VIOLENCIA POLÍTICA EN CATALUÑA

 

  Editorial de   “ABC” del 12.10.06

 

 Por su interés y relevancia he seleccionado el artículo que sigue para incluirlo en este sitio web. 

 

La agresión de la que fueron objeto en Martorell Ángel Acebes y Josep Piqué no es un incidente aislado, sino el fiel reflejo del clima generado en Cataluña por una clase política que rubricó un acuerdo infame de exclusión del Partido Popular que ahora se extiende a la calle. Quien siembra vientos recoge tempestades en forma de debilitamiento de la democracia. Tanto esfuerzo en señalar al PP como «enemigo de Cataluña» no podía dejar de tener su reflejo en ciertos sectores sociales, dispuestos a pasar de las gravísimas palabras de los políticos -suscritas en el Pacto del Tinell- a la violencia de los hechos consumados. Alguien debería sentirse responsable de haber incendiado el paisaje político catalán y alguien debería asumir el error inmenso de estigmatizar a una opción política por el mero hecho de oponerse legítimamente al Estatuto catalán. Nada de lo ocurrido es fortuito porque estamos ante un proceso de largo y peligroso recorrido que no nace en la calle, sino en los despachos de una clase dirigente catalana que se comportó de manera irresponsable.

Hasta el momento, nadie ha sido detenido por las coacciones y agresiones sufridas por ambos dirigentes populares, y mientras no se depuren responsabilidades penales por este tipo de violencia sectaria, sean condenadas sin paliativos por el Gobierno y todos los partidos políticos y sean marginados, de forma efectiva y no retórica, sus autores, el Estado de Derecho tendrá una grave excepción en Cataluña. Es inadmisible que el Partido Popular sufra, campaña tras campaña, un acoso violento y coactivo constante, que no se puede despachar como episodios aislados o reacciones marginales, pues reflejan algo más grave que la predisposición a la violencia de determinados sectores de la izquierda y del nacionalismo catalanes.

Tales actos muestran hasta qué punto los discursos políticos que abogan por marginar a una formación democrática como el PP, que califican a los discrepantes del régimen nacionalista como anticatalanes y que, de forma cínica, condenan pero justifican las agresiones, calan en los extremistas, que se consideran legitimados para traducir en violencia las consignas incendiarias contra el PP.

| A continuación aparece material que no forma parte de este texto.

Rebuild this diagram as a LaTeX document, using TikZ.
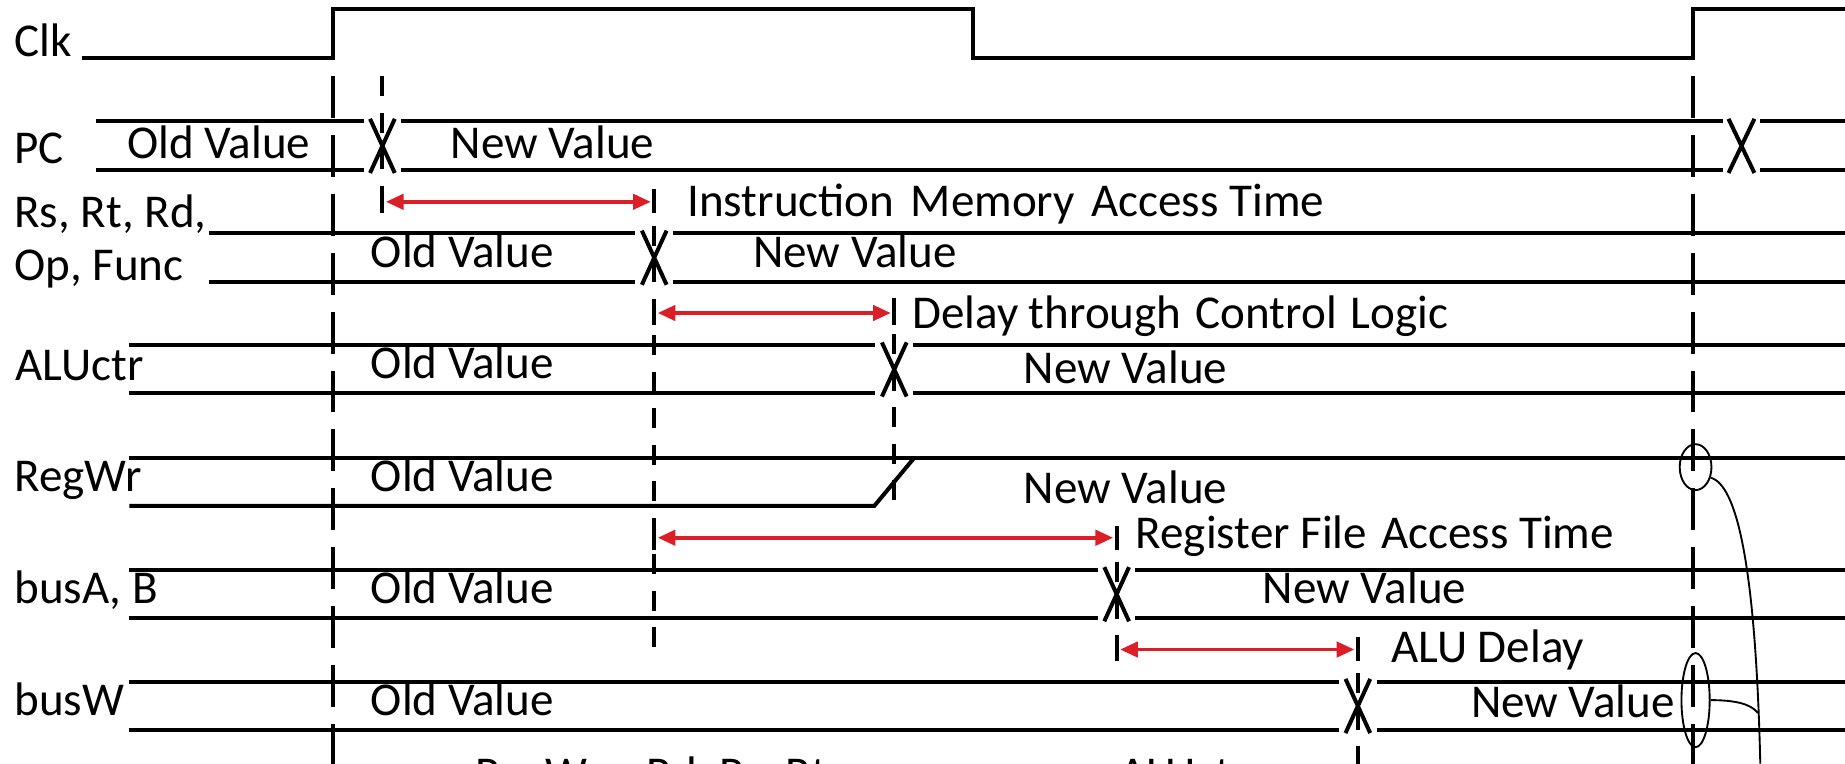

Es encomiable, sin duda, que la Mesa del Parlamento catalán condenara las agresiones a los dirigentes populares y que José Montilla ordenara la «expulsión inmediata» del secretario de las Juventudes Socialistas de Martorell, participante en la encerrona. Pero todos llegan tarde y mal. Llegan tarde porque hay un daño grave y estructural a la convivencia política en Cataluña desde que el socialismo se alió con el nacionalismo más extremista para impulsar un proceso de limpieza ideológica en la sociedad catalana, centrado en la expulsión del PP de la vida política. Y llegan mal porque la mayoría de esas condenas suena hueca, sobre todo en aquéllos que, a renglón seguido, culpan al PP de la violencia que sufren y se lamentan de las agresiones sólo por el beneficio electoral que pueden obtener los populares. Por eso, Rodríguez Zapatero no debería complacerse en lo bien que se le recibe en Cataluña, a diferencia «de otros», esos «otros» que, al mismo tiempo que el jefe del Ejecutivo pronunciaba esta dramática obviedad, estaban siendo acorralados por militantes del PSC e independentistas.

En estas condiciones, la campaña electoral en Cataluña puede ser un ejercicio de hipocresía si el PP no tiene garantizada la igualdad con las demás formaciones para dirigirse a sus militantes y ciudadanos. Pese a que son los nacionalistas quienes hablan de la «mala calidad de la democracia española», es precisamente donde ellos gobiernan o monopolizan la vida pública el ámbito en el que más deterioradas están las libertades públicas y los derechos individuales.